Les Garçons de l’été, Rebecca Lighieri
Les Garçons de l’été, Rebecca Lighieri, P.O.L, janvier 2017, 448 pages, 19 €
Ecrivain(s): Rebecca Lighieri Edition: P.O.L
Il y a du capitaine ad hoc, de l’aigle fin, du Tintin et de la miloute chez Rebecca Lighieri (aka d’Emmanuelle Bayamack-Tam). Elle se fait apparemment ici mère Teresa des surfeurs et d’une certaine jocaste sociale. Rechignant à l’ouvrage mais pas à la jalousie, quand à la jouissance ne demeure que l’envie, il arrive que pour un garçon de la plage cher aux « Beach-Boys », la mer devienne un water l’eau.

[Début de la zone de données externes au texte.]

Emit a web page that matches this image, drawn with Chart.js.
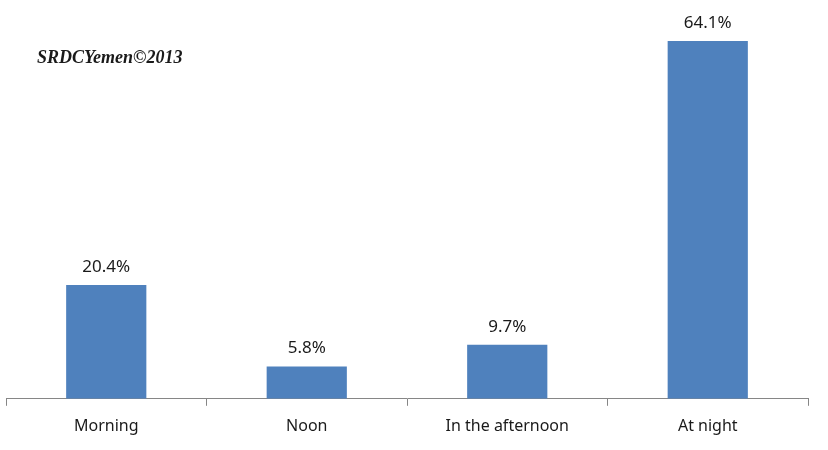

Plutôt que de conter fleurette, suite au méfait d’un requin-bouledogue qui ne se contente pas de donner mal de chien et peau bleue, l’auteure entame un roman séduisant car épouvantable. Elle mixe la cruauté aux faux-semblants d’un milieu où les conventions mensongères deviennent une blague chauffante. Jouant les Hippocrate des hypocrites, la romancière mériterait sans doute un prix de vertige tant elle anticipe toujours de quelques mots la parole dite, et ce, même si l’oral est hardi.
Plutôt que cirer les pompes de la fiction, elle y introduit des circonstances sanguines en entrant dans le cercle des surfeurs disparus. Ils deviennent des Horace coriaces jouant de bien des audaces avant que jeunesse ne passe. Le roman devient une belle leçon d’inconduite de ceux qui se baignent dans la mer turquoise puis rouge.
Les déliés sont remplacés par de nombreux dés pipés qui tentent d’abolir moins le hasard que la destinée. A peine rhabillés les surfeurs font des vagues. L’azur, l’azur, l’azur cher à Mallarmé sombre en des horizons qui ne répondent plus à appel des sibylles lointaines. Reste le jeu des masques sur la glaise humaine. La littérature façon Rebecca est donc comparable à celle de l’oublié René Belletto : elle ne parle plus du haut de la condescendance même si beaucoup d’écrivains font penser le contraire. N’existent ici ni trop de notes, ni trop de peinture mais la juste musique d’un tableau de genre où tout prouve que nul ne peut être et avoir l’été.